Detaining Democracy? Criminal Justice and American Civic Life

Author(s): 

Vesla M. Weaver, Jacob S. Hacker and Christopher Wildeman

ISPS ID: 
ISPS14-001
Full citation: 
Weaver, Vesla M., Jacob S. Hacker and Christopher Wildeman (2014). Detaining Democracy? Criminal Justice and American Civic Life, The ANNALS of the American Academy of Political and Social Science, 651: 6-21, doi:10.1177/0002716213504729.
Abstract: 
Extract: We live in the midst of what may be the most visible and transformative government intervention since the 1960s. The number of prisoners has multiplied fivefold in just 35 years. At the same time, other types of criminal justice contact—from the use of misdemeanor charges (Natapoff 2012) to stop-and-frisks (to brief detentions based on reasonable suspicion of criminal activity rather than probable cause)—have dramatically increased as well (Fagan et al. 2010). In the words of historian William Novak, “The power of the U.S. government to regulate, study, order, discipline, and punish its citizens . . . has never been greater” (2008, 760). This power has not been felt equally by all Americans. For most, it is virtually invisible.
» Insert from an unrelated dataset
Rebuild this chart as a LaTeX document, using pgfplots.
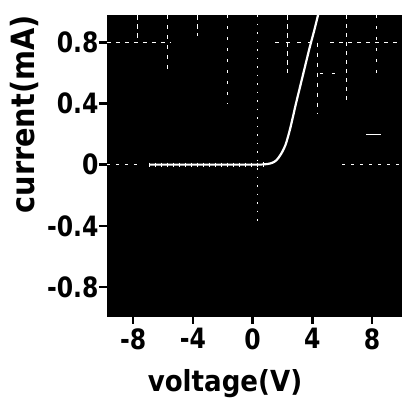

For men of color—especially those who reside in the poorest neighborhoods—and for the people close to them, it is the most sustained and consequential interaction with government that they experience, and among the most pervasive features of their social lives. In short, criminal justice has become a key way that citizens and communities interact with their state. And yet we know strikingly little about its political and civic consequences. In this volume, a set of distinguished scholars from many disciplines considers these effects.